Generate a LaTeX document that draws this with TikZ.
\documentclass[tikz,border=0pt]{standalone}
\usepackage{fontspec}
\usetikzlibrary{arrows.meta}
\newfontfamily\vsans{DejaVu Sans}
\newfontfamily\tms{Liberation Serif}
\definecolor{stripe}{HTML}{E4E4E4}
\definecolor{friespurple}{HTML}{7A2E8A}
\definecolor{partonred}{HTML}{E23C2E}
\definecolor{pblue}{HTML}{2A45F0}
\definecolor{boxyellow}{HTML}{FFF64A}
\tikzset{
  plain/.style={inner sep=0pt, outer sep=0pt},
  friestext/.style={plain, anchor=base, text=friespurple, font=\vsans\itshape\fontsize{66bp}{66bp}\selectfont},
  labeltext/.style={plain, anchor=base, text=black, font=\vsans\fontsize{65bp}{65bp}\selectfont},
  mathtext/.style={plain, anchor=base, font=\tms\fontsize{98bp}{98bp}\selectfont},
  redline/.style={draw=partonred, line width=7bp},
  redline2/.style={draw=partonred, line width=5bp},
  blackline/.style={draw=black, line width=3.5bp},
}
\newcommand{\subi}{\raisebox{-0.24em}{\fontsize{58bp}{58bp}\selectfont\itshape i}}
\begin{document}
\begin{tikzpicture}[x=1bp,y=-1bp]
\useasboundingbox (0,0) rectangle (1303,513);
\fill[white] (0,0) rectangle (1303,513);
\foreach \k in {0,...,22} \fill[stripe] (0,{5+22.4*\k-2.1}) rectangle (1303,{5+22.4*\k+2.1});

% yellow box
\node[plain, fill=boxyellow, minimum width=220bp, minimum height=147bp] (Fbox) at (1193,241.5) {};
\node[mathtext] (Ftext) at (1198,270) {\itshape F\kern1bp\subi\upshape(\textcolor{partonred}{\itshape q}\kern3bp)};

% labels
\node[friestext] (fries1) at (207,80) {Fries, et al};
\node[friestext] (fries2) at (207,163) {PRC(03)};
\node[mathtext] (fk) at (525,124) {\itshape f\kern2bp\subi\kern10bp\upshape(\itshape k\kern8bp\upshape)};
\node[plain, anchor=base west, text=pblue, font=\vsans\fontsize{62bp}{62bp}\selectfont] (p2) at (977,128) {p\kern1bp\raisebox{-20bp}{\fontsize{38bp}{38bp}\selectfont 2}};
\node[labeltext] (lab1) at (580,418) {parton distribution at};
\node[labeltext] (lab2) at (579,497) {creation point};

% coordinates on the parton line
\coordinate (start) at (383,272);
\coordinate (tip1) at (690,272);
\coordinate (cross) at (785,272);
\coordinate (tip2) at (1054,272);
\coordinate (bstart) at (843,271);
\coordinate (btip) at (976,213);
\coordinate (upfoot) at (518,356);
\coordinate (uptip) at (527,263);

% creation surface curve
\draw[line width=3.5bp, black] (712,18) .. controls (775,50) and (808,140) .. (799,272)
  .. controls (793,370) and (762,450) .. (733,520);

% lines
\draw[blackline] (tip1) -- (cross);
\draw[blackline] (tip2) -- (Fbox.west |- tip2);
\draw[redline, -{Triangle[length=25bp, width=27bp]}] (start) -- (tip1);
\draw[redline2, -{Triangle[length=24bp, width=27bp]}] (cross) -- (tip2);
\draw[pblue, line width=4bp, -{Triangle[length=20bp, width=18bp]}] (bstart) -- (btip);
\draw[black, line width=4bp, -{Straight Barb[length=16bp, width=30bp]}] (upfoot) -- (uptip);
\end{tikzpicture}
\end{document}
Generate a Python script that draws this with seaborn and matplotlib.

----------------------------------------

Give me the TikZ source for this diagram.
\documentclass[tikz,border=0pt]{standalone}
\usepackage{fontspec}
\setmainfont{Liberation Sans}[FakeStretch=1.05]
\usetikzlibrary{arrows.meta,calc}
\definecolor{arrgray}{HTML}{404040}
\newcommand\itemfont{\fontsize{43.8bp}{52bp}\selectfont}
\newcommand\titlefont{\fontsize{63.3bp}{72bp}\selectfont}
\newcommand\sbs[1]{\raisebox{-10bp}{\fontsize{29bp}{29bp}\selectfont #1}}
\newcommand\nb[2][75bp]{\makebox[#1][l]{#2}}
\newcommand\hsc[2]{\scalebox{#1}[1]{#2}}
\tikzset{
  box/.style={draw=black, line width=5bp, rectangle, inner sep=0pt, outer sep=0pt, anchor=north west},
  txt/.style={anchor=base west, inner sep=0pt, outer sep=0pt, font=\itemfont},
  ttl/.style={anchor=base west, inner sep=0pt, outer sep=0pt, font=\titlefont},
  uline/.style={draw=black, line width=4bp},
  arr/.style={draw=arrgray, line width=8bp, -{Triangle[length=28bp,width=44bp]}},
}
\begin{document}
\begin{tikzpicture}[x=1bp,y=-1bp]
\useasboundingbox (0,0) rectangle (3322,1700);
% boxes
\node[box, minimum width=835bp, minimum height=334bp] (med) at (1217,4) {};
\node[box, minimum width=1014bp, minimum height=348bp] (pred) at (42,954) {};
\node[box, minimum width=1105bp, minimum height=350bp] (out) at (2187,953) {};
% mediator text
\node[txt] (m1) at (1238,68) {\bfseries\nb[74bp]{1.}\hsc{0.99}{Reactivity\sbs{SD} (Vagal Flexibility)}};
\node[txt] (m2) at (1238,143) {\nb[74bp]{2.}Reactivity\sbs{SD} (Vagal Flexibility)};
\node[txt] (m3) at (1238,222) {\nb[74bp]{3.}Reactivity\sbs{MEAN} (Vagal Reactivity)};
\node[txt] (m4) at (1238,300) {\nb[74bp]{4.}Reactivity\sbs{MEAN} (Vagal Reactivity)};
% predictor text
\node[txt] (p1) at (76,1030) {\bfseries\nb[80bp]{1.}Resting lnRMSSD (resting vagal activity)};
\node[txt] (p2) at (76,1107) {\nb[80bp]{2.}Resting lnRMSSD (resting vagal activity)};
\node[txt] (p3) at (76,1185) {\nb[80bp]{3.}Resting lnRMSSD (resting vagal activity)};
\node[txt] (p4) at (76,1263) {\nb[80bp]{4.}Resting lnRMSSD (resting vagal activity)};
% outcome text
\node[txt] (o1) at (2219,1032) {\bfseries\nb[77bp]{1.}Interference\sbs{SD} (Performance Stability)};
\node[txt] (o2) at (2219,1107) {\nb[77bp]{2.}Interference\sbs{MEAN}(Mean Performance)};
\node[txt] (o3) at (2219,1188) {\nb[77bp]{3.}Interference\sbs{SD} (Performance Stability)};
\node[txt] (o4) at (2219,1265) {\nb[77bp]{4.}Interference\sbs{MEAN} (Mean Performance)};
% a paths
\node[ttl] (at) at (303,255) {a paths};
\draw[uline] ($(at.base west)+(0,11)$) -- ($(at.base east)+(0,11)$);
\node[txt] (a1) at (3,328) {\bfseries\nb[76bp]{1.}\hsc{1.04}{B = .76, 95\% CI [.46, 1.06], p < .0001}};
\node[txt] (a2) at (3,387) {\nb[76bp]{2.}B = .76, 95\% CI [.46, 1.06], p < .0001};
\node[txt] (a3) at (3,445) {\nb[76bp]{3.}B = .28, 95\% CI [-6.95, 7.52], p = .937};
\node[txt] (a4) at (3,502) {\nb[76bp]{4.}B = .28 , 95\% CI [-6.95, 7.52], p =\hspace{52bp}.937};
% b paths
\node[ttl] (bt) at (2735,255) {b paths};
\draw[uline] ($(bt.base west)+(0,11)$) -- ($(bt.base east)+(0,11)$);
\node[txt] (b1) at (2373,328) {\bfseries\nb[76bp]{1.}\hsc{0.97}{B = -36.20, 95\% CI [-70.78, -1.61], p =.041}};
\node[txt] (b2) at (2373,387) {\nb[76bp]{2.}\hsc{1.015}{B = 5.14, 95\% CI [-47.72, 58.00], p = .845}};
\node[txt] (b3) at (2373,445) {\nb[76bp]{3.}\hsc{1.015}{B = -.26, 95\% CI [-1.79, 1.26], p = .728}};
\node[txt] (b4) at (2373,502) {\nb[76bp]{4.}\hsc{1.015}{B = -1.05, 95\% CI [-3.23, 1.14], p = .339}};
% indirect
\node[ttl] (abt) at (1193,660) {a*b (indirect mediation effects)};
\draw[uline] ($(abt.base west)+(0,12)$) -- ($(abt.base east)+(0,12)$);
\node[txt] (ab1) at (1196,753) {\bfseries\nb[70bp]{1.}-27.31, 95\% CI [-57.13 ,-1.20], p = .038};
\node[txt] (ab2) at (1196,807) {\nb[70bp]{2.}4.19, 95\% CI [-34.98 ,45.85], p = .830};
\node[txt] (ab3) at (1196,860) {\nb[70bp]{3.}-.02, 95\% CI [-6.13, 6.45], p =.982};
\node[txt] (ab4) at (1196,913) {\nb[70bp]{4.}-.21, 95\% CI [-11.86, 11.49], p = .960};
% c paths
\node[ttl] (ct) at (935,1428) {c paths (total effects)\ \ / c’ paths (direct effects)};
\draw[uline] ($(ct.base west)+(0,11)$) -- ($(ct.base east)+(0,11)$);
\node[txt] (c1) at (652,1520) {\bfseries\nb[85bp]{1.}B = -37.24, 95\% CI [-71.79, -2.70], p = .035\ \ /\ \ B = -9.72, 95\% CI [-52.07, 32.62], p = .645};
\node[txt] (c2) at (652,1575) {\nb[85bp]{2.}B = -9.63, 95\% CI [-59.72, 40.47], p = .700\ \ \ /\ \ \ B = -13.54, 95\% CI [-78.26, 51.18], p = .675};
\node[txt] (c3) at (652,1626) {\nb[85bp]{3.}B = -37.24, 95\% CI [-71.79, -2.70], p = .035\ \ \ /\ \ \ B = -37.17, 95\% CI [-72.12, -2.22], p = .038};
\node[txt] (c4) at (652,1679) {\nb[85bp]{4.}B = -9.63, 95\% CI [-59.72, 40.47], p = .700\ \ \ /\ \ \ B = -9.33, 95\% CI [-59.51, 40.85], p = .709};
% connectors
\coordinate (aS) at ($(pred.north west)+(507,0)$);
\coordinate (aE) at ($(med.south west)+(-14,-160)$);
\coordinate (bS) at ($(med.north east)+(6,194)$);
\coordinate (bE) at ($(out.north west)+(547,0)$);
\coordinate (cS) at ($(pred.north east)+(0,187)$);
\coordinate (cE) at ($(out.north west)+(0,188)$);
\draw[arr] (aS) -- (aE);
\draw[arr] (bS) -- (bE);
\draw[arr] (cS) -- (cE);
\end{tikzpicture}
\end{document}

----------------------------------------

**What you are asked to do:**
Report how many lines in the records above contain the word "this", giving only the number.

**Output of the task:**
3